**Aim**
In the listing below, locate the line containing "Give me the Chart.js source for this chart." and the line containing "const designPGA = [0.05, 0.15, 0.25, 0.35];". Output both of them and every line between, exactly as written, and nothing more.

**Records for this task**
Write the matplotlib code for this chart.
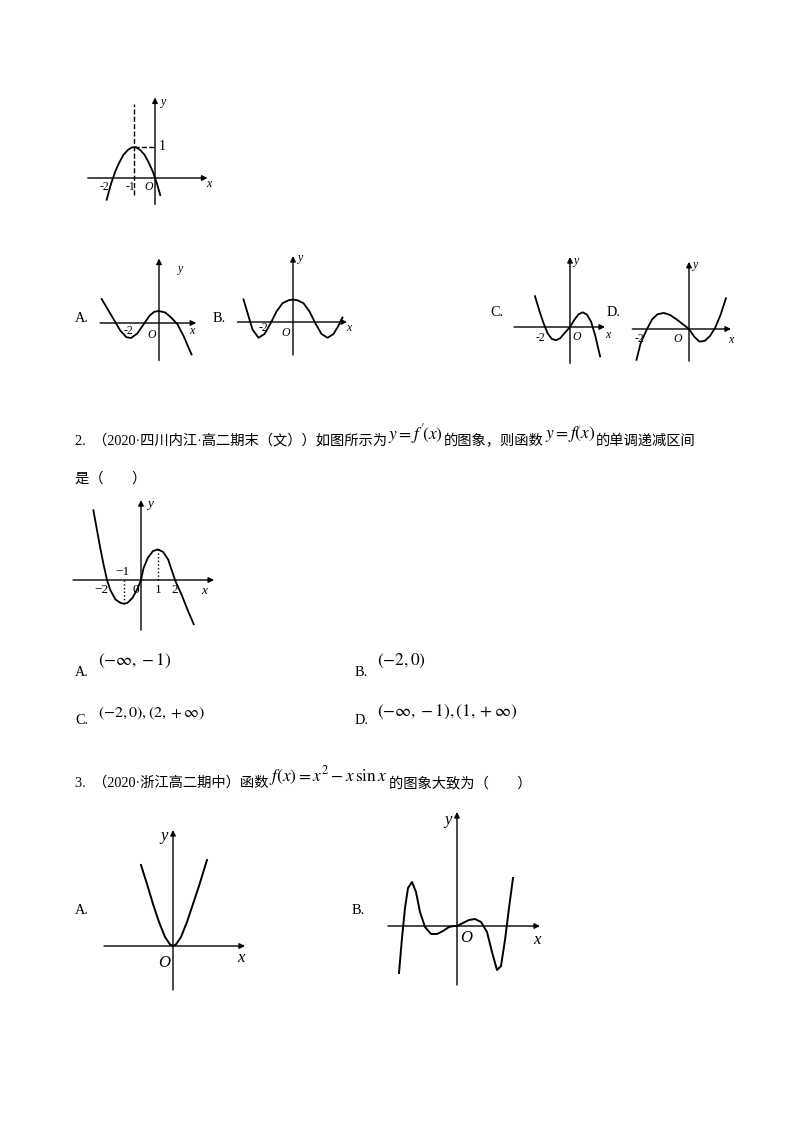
* * *
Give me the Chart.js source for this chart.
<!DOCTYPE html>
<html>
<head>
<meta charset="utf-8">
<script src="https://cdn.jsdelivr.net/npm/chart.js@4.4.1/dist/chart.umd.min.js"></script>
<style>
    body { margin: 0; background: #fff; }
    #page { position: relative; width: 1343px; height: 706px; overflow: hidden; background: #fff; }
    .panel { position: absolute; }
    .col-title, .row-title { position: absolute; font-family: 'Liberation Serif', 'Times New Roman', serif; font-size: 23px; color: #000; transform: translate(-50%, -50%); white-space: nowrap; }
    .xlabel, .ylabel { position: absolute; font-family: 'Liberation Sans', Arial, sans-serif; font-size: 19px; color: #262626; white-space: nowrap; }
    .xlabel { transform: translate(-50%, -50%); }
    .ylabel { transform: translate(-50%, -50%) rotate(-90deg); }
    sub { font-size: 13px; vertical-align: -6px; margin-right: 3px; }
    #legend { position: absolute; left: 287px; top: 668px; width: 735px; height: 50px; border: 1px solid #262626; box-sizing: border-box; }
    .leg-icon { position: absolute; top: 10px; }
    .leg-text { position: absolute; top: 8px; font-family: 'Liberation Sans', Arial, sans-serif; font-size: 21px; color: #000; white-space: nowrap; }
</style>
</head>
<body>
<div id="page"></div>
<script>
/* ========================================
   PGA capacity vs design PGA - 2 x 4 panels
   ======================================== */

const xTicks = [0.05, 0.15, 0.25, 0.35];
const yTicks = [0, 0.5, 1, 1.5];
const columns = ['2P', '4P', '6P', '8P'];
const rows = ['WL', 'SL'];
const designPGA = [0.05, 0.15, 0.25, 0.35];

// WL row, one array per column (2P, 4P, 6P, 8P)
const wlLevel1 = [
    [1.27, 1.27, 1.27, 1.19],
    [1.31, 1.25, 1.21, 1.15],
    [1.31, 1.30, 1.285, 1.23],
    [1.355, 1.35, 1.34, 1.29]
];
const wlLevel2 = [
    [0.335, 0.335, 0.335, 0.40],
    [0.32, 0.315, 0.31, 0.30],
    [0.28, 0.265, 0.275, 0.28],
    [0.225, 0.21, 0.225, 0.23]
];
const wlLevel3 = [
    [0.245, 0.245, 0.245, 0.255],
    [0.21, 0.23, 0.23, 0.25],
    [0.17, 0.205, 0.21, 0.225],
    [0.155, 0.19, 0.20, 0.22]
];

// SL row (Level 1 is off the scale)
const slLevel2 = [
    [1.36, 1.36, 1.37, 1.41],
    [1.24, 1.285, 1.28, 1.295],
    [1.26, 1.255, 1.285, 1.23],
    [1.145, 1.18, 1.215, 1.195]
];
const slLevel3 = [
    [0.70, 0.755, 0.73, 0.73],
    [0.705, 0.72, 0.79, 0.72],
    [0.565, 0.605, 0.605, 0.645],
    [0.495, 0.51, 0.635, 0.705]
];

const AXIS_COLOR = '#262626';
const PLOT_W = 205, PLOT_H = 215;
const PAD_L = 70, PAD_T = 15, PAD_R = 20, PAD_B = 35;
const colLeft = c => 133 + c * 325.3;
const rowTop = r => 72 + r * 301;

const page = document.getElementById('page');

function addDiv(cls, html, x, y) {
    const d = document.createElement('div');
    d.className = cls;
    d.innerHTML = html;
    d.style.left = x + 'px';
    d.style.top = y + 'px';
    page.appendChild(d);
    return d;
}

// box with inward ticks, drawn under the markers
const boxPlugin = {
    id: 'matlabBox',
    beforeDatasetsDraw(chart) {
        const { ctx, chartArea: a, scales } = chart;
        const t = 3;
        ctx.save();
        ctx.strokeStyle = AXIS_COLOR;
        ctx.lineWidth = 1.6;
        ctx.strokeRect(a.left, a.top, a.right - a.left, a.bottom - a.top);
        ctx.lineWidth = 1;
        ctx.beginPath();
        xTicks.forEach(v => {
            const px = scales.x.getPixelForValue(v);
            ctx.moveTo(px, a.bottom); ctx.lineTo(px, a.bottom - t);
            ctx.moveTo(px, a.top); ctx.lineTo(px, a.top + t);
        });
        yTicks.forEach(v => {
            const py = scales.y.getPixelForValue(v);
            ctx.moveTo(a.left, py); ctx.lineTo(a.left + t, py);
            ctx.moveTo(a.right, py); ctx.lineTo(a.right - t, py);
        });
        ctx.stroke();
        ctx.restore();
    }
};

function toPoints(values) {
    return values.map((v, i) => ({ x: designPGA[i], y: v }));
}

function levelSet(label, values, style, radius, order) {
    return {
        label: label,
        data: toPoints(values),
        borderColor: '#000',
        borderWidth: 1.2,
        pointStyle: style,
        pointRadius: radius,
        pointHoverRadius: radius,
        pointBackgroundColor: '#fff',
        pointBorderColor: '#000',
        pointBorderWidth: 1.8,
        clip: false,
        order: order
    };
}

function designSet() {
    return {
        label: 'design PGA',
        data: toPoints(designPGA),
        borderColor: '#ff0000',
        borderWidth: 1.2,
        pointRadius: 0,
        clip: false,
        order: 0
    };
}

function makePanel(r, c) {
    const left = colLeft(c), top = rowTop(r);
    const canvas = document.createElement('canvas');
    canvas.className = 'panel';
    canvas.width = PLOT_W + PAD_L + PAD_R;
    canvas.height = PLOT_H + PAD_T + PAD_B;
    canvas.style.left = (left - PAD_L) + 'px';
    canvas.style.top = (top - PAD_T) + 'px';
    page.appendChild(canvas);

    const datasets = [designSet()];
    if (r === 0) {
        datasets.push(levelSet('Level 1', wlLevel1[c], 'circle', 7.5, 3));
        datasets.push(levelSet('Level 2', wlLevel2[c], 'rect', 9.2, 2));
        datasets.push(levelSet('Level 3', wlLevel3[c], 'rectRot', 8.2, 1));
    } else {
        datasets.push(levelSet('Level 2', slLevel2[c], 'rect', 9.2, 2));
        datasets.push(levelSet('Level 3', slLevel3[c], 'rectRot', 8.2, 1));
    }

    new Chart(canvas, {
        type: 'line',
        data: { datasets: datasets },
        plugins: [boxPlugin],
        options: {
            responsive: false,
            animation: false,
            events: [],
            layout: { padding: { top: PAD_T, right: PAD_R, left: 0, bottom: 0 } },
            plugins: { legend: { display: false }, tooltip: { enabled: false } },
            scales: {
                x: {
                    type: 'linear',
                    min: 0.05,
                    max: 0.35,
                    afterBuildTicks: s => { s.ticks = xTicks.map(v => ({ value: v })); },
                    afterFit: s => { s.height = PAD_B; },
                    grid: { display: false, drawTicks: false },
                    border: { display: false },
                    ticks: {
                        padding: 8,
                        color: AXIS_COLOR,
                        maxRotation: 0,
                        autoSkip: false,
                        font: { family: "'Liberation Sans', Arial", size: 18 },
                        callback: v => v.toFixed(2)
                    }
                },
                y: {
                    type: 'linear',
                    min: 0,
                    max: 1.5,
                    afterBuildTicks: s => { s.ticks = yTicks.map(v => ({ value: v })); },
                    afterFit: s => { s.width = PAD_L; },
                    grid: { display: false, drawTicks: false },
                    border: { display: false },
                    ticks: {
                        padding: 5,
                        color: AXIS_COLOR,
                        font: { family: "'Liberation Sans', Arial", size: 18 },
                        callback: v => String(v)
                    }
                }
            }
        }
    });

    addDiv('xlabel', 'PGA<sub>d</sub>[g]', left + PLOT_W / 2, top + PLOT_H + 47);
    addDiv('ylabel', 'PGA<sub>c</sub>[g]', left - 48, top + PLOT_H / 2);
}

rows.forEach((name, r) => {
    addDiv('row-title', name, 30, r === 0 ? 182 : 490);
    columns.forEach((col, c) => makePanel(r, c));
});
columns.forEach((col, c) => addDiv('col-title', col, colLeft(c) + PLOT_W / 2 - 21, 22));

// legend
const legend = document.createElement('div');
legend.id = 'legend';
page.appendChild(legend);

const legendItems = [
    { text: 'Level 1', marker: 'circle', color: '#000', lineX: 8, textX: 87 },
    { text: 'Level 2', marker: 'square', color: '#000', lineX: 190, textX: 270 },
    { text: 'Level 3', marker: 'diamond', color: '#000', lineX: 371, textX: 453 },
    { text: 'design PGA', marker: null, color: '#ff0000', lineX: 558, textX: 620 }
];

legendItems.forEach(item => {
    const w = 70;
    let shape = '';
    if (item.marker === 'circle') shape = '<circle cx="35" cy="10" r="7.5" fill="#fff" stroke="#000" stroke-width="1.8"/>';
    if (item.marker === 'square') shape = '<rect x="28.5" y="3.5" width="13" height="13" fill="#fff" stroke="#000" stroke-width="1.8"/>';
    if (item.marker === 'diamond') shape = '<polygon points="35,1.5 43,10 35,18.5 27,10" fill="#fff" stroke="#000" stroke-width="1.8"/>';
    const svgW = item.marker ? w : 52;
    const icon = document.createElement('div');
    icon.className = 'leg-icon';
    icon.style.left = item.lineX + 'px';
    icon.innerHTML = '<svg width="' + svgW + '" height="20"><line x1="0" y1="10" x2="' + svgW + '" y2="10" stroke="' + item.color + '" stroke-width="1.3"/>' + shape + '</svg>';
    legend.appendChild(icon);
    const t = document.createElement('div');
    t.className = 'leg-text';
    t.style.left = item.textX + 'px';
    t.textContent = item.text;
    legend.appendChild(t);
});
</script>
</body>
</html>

**Solution to this problem**
Give me the Chart.js source for this chart.
<!DOCTYPE html>
<html>
<head>
<meta charset="utf-8">
<script src="https://cdn.jsdelivr.net/npm/chart.js@4.4.1/dist/chart.umd.min.js"></script>
<style>
    body { margin: 0; background: #fff; }
    #page { position: relative; width: 1343px; height: 706px; overflow: hidden; background: #fff; }
    .panel { position: absolute; }
    .col-title, .row-title { position: absolute; font-family: 'Liberation Serif', 'Times New Roman', serif; font-size: 23px; color: #000; transform: translate(-50%, -50%); white-space: nowrap; }
    .xlabel, .ylabel { position: absolute; font-family: 'Liberation Sans', Arial, sans-serif; font-size: 19px; color: #262626; white-space: nowrap; }
    .xlabel { transform: translate(-50%, -50%); }
    .ylabel { transform: translate(-50%, -50%) rotate(-90deg); }
    sub { font-size: 13px; vertical-align: -6px; margin-right: 3px; }
    #legend { position: absolute; left: 287px; top: 668px; width: 735px; height: 50px; border: 1px solid #262626; box-sizing: border-box; }
    .leg-icon { position: absolute; top: 10px; }
    .leg-text { position: absolute; top: 8px; font-family: 'Liberation Sans', Arial, sans-serif; font-size: 21px; color: #000; white-space: nowrap; }
</style>
</head>
<body>
<div id="page"></div>
<script>
/* ========================================
   PGA capacity vs design PGA - 2 x 4 panels
   ======================================== */

const xTicks = [0.05, 0.15, 0.25, 0.35];
const yTicks = [0, 0.5, 1, 1.5];
const columns = ['2P', '4P', '6P', '8P'];
const rows = ['WL', 'SL'];
const designPGA = [0.05, 0.15, 0.25, 0.35];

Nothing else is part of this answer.